Remark: Observe that the learned time-varying coefficients are very similar to the partial dependency plots of the tree-based ensemble model presented in the post Exploring Tools for Interpretable Machine Learning.

Effects Original Scale

We can transform back the time-varying effects to the original scale (see How to vectorize an scikit-learn transformer over a numpy array?)

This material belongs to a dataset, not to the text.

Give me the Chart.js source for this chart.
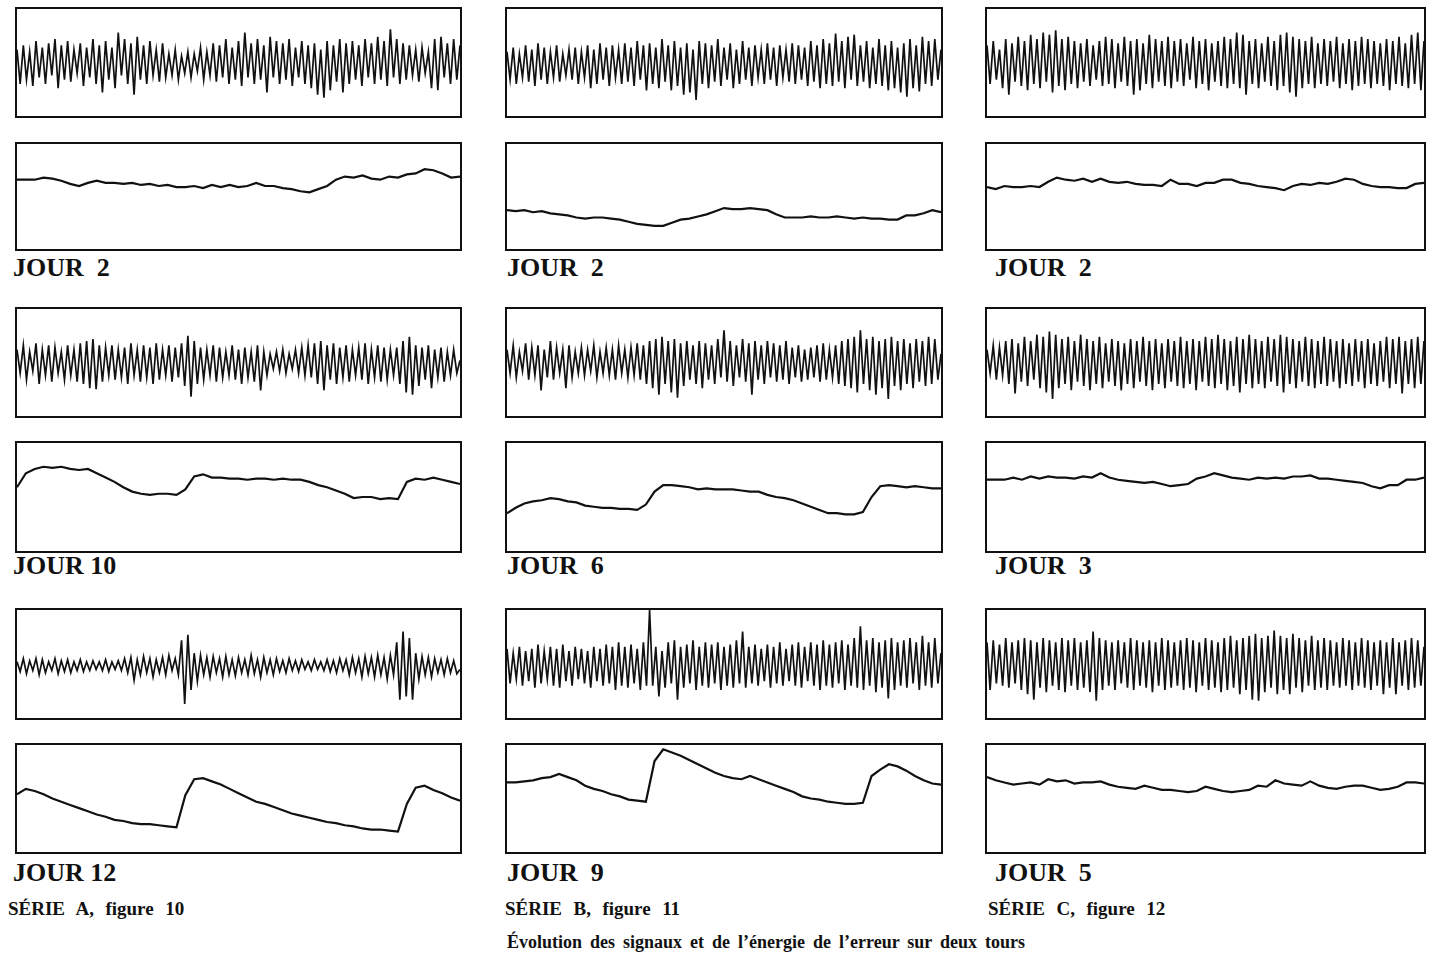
<!DOCTYPE html>
<html lang="fr">
<head>
<meta charset="utf-8">
<title>Évolution des signaux et de l'énergie de l'erreur</title>
<script src="https://cdn.jsdelivr.net/npm/chart.js@4.4.1/dist/chart.umd.min.js"></script>
<style>
    html, body { margin: 0; padding: 0; background: #fff; }
    body { width: 1436px; height: 956px; position: relative; overflow: hidden;
           font-family: "Liberation Serif", "DejaVu Serif", serif; font-weight: bold; color: #111; }
    .panel { position: absolute; box-sizing: border-box; border: 2px solid #111; background: #fff; }
    .panel canvas { display: block; }
    .jour { position: absolute; font-size: 26px; line-height: 26px; white-space: pre; }
    .serie { position: absolute; font-size: 19px; line-height: 19px; white-space: pre; word-spacing: 1px; }
    .caption { position: absolute; left: 0; width: 1532px; text-align: center; font-size: 18px; line-height: 18px; word-spacing: 3.5px; }
</style>
</head>
<body>

<script>
// Signal panels (value = % of box height, measured from bottom)
const sigA1 = [62,30,66,34,60,28,70,36,64,30,68,38,72,26,66,34,70,32,62,40,68,28,64,36,72,30,66,22,70,34,64,26,78,38,72,30,68,20,74,34,66,30,70,38,62,32,68,36,58,38,62,34,56,40,60,36,58,42,64,34,60,38,68,32,66,36,72,30,64,34,70,28,78,36,68,30,72,34,66,22,74,36,70,30,68,34,72,28,64,36,70,30,66,26,68,20,62,17,70,24,66,32,72,22,68,30,70,34,66,28,72,36,68,30,74,34,70,28,81,36,72,30,68,34,66,38,62,32,64,40,60,26,72,24,74,36,68,30,72,34,66];
const sigB1 = [60,34,64,30,58,36,66,32,62,28,68,34,64,30,60,36,66,32,58,38,62,34,64,30,60,36,66,26,62,30,68,34,64,28,66,36,62,30,68,32,64,28,70,34,66,24,68,30,64,26,72,32,66,24,70,28,64,20,68,22,62,15,70,30,68,26,66,32,72,28,64,34,68,26,62,30,70,34,64,28,66,36,62,30,68,34,64,28,66,36,62,32,68,30,66,34,64,28,70,32,66,26,72,30,68,28,77,32,70,26,74,34,76,28,66,32,70,26,64,30,72,28,66,24,70,26,64,22,68,18,72,26,66,23,74,30,70,28,72,34,62];
const sigC1 = [66,30,70,34,62,26,72,20,68,32,74,28,70,24,76,30,72,26,78,32,76,22,80,28,72,24,74,30,70,26,68,32,72,28,66,34,70,28,74,30,72,26,68,32,74,28,70,20,72,24,68,30,76,26,72,32,70,28,74,26,70,32,72,28,68,34,74,26,70,30,72,24,68,32,70,28,74,26,72,30,78,26,76,20,70,30,72,26,68,32,74,28,70,24,76,28,78,22,74,18,72,26,70,30,74,26,68,30,72,28,70,32,74,26,68,30,72,24,70,28,74,30,72,26,70,30,68,28,72,24,70,30,74,28,68,26,76,30,78,24,70];
const sigA2 = [62,40,66,34,60,42,68,30,62,38,66,32,64,40,60,34,66,38,62,32,68,30,70,26,72,25,66,32,64,38,66,34,62,36,64,30,68,38,62,32,66,36,64,30,68,34,62,38,66,32,64,36,68,28,75,18,70,30,64,34,62,38,66,32,64,36,60,38,66,34,62,30,64,36,60,32,66,24,60,38,58,44,60,42,62,40,58,44,62,40,64,38,66,36,68,30,70,24,66,34,68,30,64,36,66,32,62,38,64,34,68,30,62,36,66,32,64,34,62,38,64,30,70,22,74,20,66,28,64,34,66,26,62,36,64,32,60,38,62,40,52];
const sigB2 = [62,40,66,36,60,42,68,34,64,38,66,24,62,36,70,34,64,40,62,26,66,36,60,40,64,38,62,42,66,36,60,40,64,38,62,34,66,40,62,36,64,38,68,34,66,30,70,26,72,20,74,30,70,22,72,17,68,28,70,34,66,30,70,26,68,34,66,30,72,36,80,32,70,28,66,36,72,32,68,20,70,34,66,30,70,36,68,32,66,34,70,30,64,36,66,32,62,34,64,36,66,32,68,34,62,36,66,30,70,28,72,26,74,22,80,30,72,24,74,20,70,26,72,16,74,28,70,24,72,30,68,26,72,32,70,28,74,30,72,34,58];
const sigC2 = [62,40,66,34,64,38,70,30,72,21,68,32,74,28,70,34,76,26,74,22,79,16,76,26,72,30,74,24,70,32,76,28,72,24,70,30,74,26,68,32,72,28,70,24,68,30,72,26,70,32,74,28,70,24,72,30,68,26,72,32,70,28,74,26,70,30,72,24,70,32,74,28,72,26,76,30,72,24,70,28,74,22,72,30,76,26,72,30,70,26,74,32,72,28,76,22,74,30,72,26,70,32,74,28,72,26,70,30,74,28,72,32,70,26,72,30,68,28,72,32,70,26,72,30,68,28,70,32,74,26,72,30,74,21,70,30,72,26,74,30,70];
const sigA3 = [52,43,55,41,53,44,55,40,54,42,52,44,55,41,53,43,54,42,52,44,54,43,52,44,53,45,52,44,54,43,52,45,53,44,55,42,56,35,54,40,57,42,55,38,54,42,56,40,58,44,55,40,72,13,77,26,60,34,58,40,56,38,57,42,55,38,57,40,54,39,56,42,54,40,58,41,54,38,56,42,54,40,55,43,53,42,55,44,53,43,54,45,52,44,54,45,52,44,54,43,53,42,55,44,54,40,56,42,55,38,57,41,56,38,58,40,56,36,58,40,70,17,80,20,74,17,60,36,57,40,56,38,55,42,54,40,55,42,53,41,45];
const sigB3 = [64,32,60,36,66,30,62,34,64,28,68,32,62,36,66,30,64,28,68,34,62,30,66,36,64,32,62,28,66,34,64,30,68,32,66,26,70,30,66,28,68,32,64,26,70,30,100,30,66,20,62,28,70,32,72,17,66,28,68,32,72,26,66,30,70,28,68,32,70,26,66,30,68,28,72,32,80,28,66,32,68,30,64,34,68,28,66,32,70,30,64,34,68,30,70,28,66,34,70,30,68,26,72,30,68,28,70,32,72,26,68,30,74,28,85,26,72,30,74,24,70,28,72,18,74,26,70,30,72,28,74,32,70,26,76,30,70,28,74,32,60];
const sigC3 = [70,26,72,32,68,30,74,28,70,32,72,26,74,22,72,17,70,28,74,24,72,30,70,26,74,24,72,30,74,26,70,28,72,24,80,16,74,26,72,30,70,26,72,32,70,28,74,26,72,30,70,28,72,24,70,30,74,26,72,28,70,30,72,26,74,28,72,24,70,30,74,26,72,28,70,24,74,26,76,28,72,22,74,26,76,17,78,16,74,24,76,28,81,22,76,26,74,22,78,28,74,24,72,30,76,26,72,28,74,26,72,30,70,28,74,30,72,26,70,30,74,28,72,26,70,30,72,22,70,28,74,22,70,30,72,26,74,28,72,30,66];

// Error energy panels
const nrgA1 = [66,66,66,68,67,65,62,60,63,65,63,63,62,63,61,62,60,61,59,59,60,58,61,59,61,59,60,63,60,60,58,57,55,54,57,60,66,69,68,70,67,66,69,68,71,72,76,75,72,68,69];
const nrgB1 = [37,36,37,35,36,34,33,32,30,29,30,30,29,28,26,24,23,22,22,25,28,29,31,33,36,39,38,38,39,38,37,33,30,30,30,31,30,30,31,30,29,30,29,29,28,28,32,32,34,37,35];
const nrgC1 = [59,57,60,59,59,60,59,64,68,66,65,67,64,67,64,63,64,62,61,61,60,66,62,62,60,63,63,66,66,63,62,60,59,58,56,60,62,61,63,62,64,67,66,62,60,59,59,58,58,62,63];
const nrgA2 = [59,72,76,78,77,78,76,75,76,72,68,64,59,55,53,52,53,53,52,57,69,71,68,68,67,67,66,67,67,66,67,66,66,64,61,59,56,53,49,50,50,48,49,48,64,67,66,68,66,64,62];
const nrgB2 = [35,40,44,46,47,49,48,46,45,42,41,40,40,39,39,38,43,55,61,61,60,59,57,58,57,57,57,56,55,55,52,50,49,47,44,41,38,35,35,34,34,36,50,60,61,60,59,60,59,58,58];
const nrgC2 = [66,66,66,68,66,69,67,69,68,68,67,69,68,72,68,66,65,64,63,64,62,60,61,62,67,69,72,70,68,67,66,68,67,68,67,69,69,70,67,67,66,65,64,63,60,58,61,61,66,66,68];
const nrgA3 = [54,59,57,54,50,47,44,41,38,35,33,30,29,27,26,26,25,24,23,53,68,69,66,63,59,55,51,47,45,42,39,36,34,32,30,28,27,25,24,22,21,21,20,19,45,60,62,58,55,51,48];
const nrgB3 = [65,65,66,67,69,70,73,70,67,62,59,57,54,52,49,48,47,85,96,93,90,86,82,78,74,71,69,68,71,68,65,62,59,56,52,50,49,47,46,45,45,46,71,77,82,80,76,71,67,64,63];
const nrgC3 = [70,67,65,63,64,65,63,68,66,67,64,65,65,66,63,61,60,59,62,60,58,58,57,56,57,61,59,57,56,57,58,62,61,67,64,63,62,66,62,60,59,61,62,62,60,58,59,61,65,65,64];

// Text
const jourLabels = [['JOUR  2', 'JOUR  2', 'JOUR  2'], ['JOUR 10', 'JOUR  6', 'JOUR  3'], ['JOUR 12', 'JOUR  9', 'JOUR  5']];
const serieLabels = ['SÉRIE  A,  figure  10', 'SÉRIE  B,  figure  11', 'SÉRIE  C,  figure  12'];
const captionText = 'Évolution des signaux et de l’énergie de l’erreur sur deux tours';

// Layout (page pixels)
const colLeft = [15, 505, 985];
const colWidth = [447, 438, 441];
const rowBoxes = [
    { sig: [7, 111], nrg: [142, 109], label: 255 },
    { sig: [307, 111], nrg: [441, 112], label: 553 },
    { sig: [608, 112], nrg: [743, 111], label: 860 }
];
const labelLeft = [13, 507, 995];
const serieLeft = [8, 505, 988];

const grid = [
    [sigA1, nrgA1, sigB1, nrgB1, sigC1, nrgC1],
    [sigA2, nrgA2, sigB2, nrgB2, sigC2, nrgC2],
    [sigA3, nrgA3, sigB3, nrgB3, sigC3, nrgC3]
];

function makePanel(left, top, width, height, values, lineWidth) {
    const box = document.createElement('div');
    box.className = 'panel';
    box.style.left = left + 'px';
    box.style.top = top + 'px';
    box.style.width = width + 'px';
    box.style.height = height + 'px';
    const canvas = document.createElement('canvas');
    canvas.width = width - 4;
    canvas.height = height - 4;
    box.appendChild(canvas);
    document.body.appendChild(box);

    new Chart(canvas.getContext('2d'), {
        type: 'line',
        data: {
            labels: values.map((_, i) => i),
            datasets: [{
                data: values,
                borderColor: '#111',
                borderWidth: lineWidth,
                pointRadius: 0,
                tension: 0,
                fill: false
            }]
        },
        options: {
            responsive: false,
            animation: false,
            events: [],
            layout: { padding: 0 },
            plugins: { legend: { display: false }, tooltip: { enabled: false } },
            scales: {
                x: { display: false, offset: false },
                y: { display: false, min: 0, max: 100 }
            }
        }
    });
}

function addText(cls, left, top, text) {
    const el = document.createElement('div');
    el.className = cls;
    el.style.left = left + 'px';
    el.style.top = top + 'px';
    el.textContent = text;
    document.body.appendChild(el);
}

rowBoxes.forEach((row, r) => {
    for (let c = 0; c < 3; c++) {
        makePanel(colLeft[c], row.sig[0], colWidth[c], row.sig[1], grid[r][c * 2], 1.7);
        makePanel(colLeft[c], row.nrg[0], colWidth[c], row.nrg[1], grid[r][c * 2 + 1], 2.2);
        addText('jour', labelLeft[c], row.label, jourLabels[r][c]);
    }
});

serieLabels.forEach((t, c) => addText('serie', serieLeft[c], 899, t));

const cap = document.createElement('div');
cap.className = 'caption';
cap.style.top = '933px';
cap.textContent = captionText;
document.body.appendChild(cap);
</script>
</body>
</html>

stacked_samples = np.moveaxis(
    a=np.stack(
        [
            b_temp_samples.to_numpy(),
            b_hum_samples.to_numpy(),
            b_windspeed_samples.to_numpy(),
        ],
        axis=1,
    ),
    source=1,
    destination=2,
)

vectorized_exog_scaler = np.vectorize(
    pyfunc=exog_scaler.transform,
    excluded=[1, 2],
    signature="(m, n) -> (m, n)",
)

stacked_samples_transformed = vectorized_exog_scaler(stacked_samples)
stacked_samples_transformed.shape

(20000, 731, 3)

temp_samples_original_scale = endog_scaler.inverse_transform(
    stacked_samples_transformed[:, :, 0]
)


fig, ax = plt.subplots()
az.plot_hdi(
    x=data_df["temp"].to_numpy(),
    y=temp_samples_original_scale,
    hdi_prob=0.94,
    color="C0",
    fill_kwargs={"alpha": 0.4, "label": "$94\%$ HDI"},
    ax=ax,
)
az.plot_hdi(
    x=data_df["temp"].to_numpy(),
    y=temp_samples_original_scale,
    hdi_prob=0.5,
    color="C0",
    fill_kwargs={"alpha": 0.6, "label": "$50\%$ HDI"},
    ax=ax,
)
ax.axhline(
    y=109.1,  # <- from baseline model from previous post
    color="C1",
    linestyle="--",
    label="base model posterior predictive mean",
)
sns.rugplot(x=data_df["temp"], color="black", alpha=0.5, ax=ax)
ax.axhline(y=0.0, color="gray", linestyle="--")
ax.legend(loc="upper left")
ax.set(
    title="Temperature Coefficient (Original Scale) - Posterior Predictive",
    xlabel="temp",
    ylabel=None,
)

hum_samples_original_scale = endog_scaler.inverse_transform(
    stacked_samples_transformed[:, :, 1]
)


fig, ax = plt.subplots()
az.plot_hdi(
    x=data_df["hum"].to_numpy(),
    y=hum_samples_original_scale,
    hdi_prob=0.94,
    color="C0",
    fill_kwargs={"alpha": 0.4, "label": "$94\%$ HDI"},
    ax=ax,
)
az.plot_hdi(
    x=data_df["hum"].to_numpy(),
    y=hum_samples_original_scale,
    hdi_prob=0.5,
    color="C0",
    fill_kwargs={"alpha": 0.6, "label": "$50\%$ HDI"},
    ax=ax,
)
sns.rugplot(x=data_df["hum"], color="black", alpha=0.5, ax=ax)
ax.axhline(y=0.0, color="gray", linestyle="--")
ax.legend(loc="upper left")
ax.set(
    title="Humidity Coefficient (Original Scale) - Posterior Predictive",
    xlabel="hum",
    ylabel=None,
)

windspeed_samples_original_scale = endog_scaler.inverse_transform(
    stacked_samples_transformed[:, :, 2]
)


fig, ax = plt.subplots()
az.plot_hdi(
    x=data_df["windspeed"].to_numpy(),
    y=windspeed_samples_original_scale,
    hdi_prob=0.94,
    color="C0",
    fill_kwargs={"alpha": 0.4, "label": "$94\%$ HDI"},
    ax=ax,
)
az.plot_hdi(
    x=data_df["windspeed"].to_numpy(),
    y=windspeed_samples_original_scale,
    hdi_prob=0.5,
    color="C0",
    fill_kwargs={"alpha": 0.6, "label": "$50\%$ HDI"},
    ax=ax,
)
sns.rugplot(x=data_df["windspeed"], color="black", alpha=0.5, ax=ax)
ax.axhline(y=0.0, color="gray", linestyle="--")
ax.legend(loc="upper left")
ax.set(
    title="Wind Speed Coefficient (Original Scale) - Posterior Predictive",
    xlabel="windspeed",
    ylabel=None,
)

The results are consistent with the curves obtained in the post Time-Varying Regression Coefficients via Gaussian Random Walk in PyMC using a GaussianRandomWalk. Still, I found using Gaussian processes more intuitive and flexible (specially because the Hilbert space approximation).